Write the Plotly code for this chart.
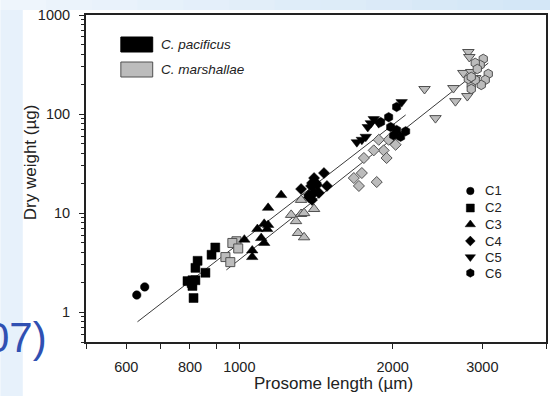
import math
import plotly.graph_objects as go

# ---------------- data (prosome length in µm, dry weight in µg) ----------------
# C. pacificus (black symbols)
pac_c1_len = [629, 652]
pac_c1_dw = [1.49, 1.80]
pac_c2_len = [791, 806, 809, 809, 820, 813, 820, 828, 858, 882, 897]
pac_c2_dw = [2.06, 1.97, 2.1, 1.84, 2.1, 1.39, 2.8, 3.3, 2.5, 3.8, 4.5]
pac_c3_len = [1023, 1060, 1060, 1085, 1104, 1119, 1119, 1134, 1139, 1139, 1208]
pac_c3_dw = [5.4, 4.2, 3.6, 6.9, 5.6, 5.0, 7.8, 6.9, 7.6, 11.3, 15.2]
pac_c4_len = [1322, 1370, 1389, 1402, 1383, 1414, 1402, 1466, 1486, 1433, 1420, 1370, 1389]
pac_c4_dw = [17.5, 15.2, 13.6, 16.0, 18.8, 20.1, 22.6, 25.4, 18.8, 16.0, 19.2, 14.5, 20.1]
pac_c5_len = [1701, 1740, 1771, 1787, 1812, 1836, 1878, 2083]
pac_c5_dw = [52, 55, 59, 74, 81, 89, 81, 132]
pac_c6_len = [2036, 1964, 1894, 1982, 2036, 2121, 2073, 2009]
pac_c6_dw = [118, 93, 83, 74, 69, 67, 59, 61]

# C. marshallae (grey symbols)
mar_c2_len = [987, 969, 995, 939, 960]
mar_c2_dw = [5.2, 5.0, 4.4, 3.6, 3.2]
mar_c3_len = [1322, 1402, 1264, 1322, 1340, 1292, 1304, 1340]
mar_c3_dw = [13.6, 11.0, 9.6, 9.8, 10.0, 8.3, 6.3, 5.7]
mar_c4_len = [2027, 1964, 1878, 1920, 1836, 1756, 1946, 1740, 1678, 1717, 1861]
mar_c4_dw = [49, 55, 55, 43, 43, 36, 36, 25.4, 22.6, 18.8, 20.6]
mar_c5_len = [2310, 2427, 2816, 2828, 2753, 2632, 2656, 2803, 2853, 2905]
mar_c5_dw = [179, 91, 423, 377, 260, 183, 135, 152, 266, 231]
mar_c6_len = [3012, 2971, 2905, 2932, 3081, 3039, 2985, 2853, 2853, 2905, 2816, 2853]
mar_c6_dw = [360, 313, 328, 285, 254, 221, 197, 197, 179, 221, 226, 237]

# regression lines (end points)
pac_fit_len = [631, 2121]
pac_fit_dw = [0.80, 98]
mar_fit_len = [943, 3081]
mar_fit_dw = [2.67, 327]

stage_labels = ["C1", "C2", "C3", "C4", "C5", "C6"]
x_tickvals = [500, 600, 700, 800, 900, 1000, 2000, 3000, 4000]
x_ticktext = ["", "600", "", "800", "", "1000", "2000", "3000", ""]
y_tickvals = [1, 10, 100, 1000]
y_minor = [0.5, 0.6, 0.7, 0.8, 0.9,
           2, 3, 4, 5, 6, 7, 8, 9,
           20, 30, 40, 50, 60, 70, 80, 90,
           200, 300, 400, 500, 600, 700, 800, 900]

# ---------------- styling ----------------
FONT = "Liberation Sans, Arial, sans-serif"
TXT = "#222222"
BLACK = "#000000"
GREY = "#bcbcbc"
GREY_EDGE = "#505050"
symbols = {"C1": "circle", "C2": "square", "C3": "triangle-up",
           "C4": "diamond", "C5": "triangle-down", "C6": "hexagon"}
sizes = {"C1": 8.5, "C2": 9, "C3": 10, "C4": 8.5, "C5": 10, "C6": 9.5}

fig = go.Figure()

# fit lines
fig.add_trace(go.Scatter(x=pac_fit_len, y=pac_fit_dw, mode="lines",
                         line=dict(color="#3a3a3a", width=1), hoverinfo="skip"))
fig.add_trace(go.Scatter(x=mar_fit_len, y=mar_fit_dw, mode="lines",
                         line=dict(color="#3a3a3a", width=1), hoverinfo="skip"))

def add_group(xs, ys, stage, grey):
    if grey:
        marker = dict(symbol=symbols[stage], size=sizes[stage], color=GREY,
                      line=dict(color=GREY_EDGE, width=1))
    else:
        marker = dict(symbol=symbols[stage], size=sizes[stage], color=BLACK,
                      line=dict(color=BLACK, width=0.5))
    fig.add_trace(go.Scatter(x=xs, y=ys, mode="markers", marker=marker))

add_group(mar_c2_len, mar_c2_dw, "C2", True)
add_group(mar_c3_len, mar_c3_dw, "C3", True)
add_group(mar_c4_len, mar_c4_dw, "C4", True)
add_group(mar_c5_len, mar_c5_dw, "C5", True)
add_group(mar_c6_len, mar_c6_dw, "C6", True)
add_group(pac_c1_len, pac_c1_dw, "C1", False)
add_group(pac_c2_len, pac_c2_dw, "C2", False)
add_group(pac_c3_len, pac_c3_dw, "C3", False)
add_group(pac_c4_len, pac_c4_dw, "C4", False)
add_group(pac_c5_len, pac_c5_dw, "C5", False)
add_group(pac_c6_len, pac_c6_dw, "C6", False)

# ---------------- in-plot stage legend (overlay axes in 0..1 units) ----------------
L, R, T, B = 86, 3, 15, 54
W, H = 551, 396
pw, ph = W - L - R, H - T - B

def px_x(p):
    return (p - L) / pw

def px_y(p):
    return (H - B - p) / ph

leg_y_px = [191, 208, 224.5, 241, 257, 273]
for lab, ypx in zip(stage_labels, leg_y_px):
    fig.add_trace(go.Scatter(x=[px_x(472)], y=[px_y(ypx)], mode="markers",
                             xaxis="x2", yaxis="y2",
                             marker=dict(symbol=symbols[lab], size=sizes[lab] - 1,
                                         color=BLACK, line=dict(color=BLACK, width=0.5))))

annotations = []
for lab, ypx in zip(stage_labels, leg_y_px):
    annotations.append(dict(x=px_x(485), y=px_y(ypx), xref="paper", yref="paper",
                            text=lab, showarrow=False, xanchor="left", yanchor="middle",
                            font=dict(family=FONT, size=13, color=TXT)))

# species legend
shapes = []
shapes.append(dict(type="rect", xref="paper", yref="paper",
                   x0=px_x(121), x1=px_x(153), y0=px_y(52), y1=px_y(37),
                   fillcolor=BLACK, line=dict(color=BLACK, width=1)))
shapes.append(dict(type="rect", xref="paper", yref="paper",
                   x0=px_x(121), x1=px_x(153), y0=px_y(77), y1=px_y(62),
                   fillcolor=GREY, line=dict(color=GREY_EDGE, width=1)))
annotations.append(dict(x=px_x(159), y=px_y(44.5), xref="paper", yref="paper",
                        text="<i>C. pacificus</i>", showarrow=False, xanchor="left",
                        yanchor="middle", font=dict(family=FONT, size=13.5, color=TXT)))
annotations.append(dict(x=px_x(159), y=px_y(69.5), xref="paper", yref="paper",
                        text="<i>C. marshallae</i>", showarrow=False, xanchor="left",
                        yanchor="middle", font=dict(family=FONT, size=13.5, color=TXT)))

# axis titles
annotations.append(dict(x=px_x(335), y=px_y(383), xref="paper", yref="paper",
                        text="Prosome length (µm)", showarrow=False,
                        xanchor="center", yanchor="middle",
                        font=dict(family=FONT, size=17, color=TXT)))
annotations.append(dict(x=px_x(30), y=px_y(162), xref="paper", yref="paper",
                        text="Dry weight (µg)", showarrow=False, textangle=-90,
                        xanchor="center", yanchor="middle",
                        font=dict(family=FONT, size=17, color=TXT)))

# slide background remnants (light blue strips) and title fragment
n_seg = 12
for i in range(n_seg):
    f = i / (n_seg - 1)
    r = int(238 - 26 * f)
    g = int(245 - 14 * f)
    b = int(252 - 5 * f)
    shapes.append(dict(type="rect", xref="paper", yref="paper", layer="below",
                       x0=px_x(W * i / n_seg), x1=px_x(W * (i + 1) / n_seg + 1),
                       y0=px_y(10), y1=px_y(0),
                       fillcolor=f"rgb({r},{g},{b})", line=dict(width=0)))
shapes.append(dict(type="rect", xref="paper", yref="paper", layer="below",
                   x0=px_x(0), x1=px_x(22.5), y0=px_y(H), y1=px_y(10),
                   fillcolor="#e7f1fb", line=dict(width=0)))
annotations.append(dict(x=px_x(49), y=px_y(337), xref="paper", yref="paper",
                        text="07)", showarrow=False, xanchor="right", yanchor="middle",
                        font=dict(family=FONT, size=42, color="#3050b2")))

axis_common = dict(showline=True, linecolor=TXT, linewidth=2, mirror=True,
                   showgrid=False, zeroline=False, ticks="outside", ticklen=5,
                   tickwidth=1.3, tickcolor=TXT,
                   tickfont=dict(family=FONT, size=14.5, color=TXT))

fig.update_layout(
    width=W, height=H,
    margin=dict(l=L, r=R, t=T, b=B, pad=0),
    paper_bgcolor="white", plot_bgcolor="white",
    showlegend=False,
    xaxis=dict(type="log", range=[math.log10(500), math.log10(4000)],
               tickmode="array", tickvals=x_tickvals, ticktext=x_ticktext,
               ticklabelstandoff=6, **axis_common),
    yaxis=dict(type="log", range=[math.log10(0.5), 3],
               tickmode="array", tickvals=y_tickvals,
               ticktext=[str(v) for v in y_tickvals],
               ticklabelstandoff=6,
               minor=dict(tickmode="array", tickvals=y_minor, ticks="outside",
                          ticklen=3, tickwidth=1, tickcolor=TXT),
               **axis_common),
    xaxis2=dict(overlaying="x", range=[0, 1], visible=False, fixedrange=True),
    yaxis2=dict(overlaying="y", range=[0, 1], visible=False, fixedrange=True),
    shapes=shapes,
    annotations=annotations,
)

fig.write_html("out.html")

# [Given task]
Restate the material word for word from its first line through the line containing "import plotly.graph_objects as go", both included; the pictures do not belong in it.

# [Written answer]
Write the Plotly code for this chart.
import math
import plotly.graph_objects as go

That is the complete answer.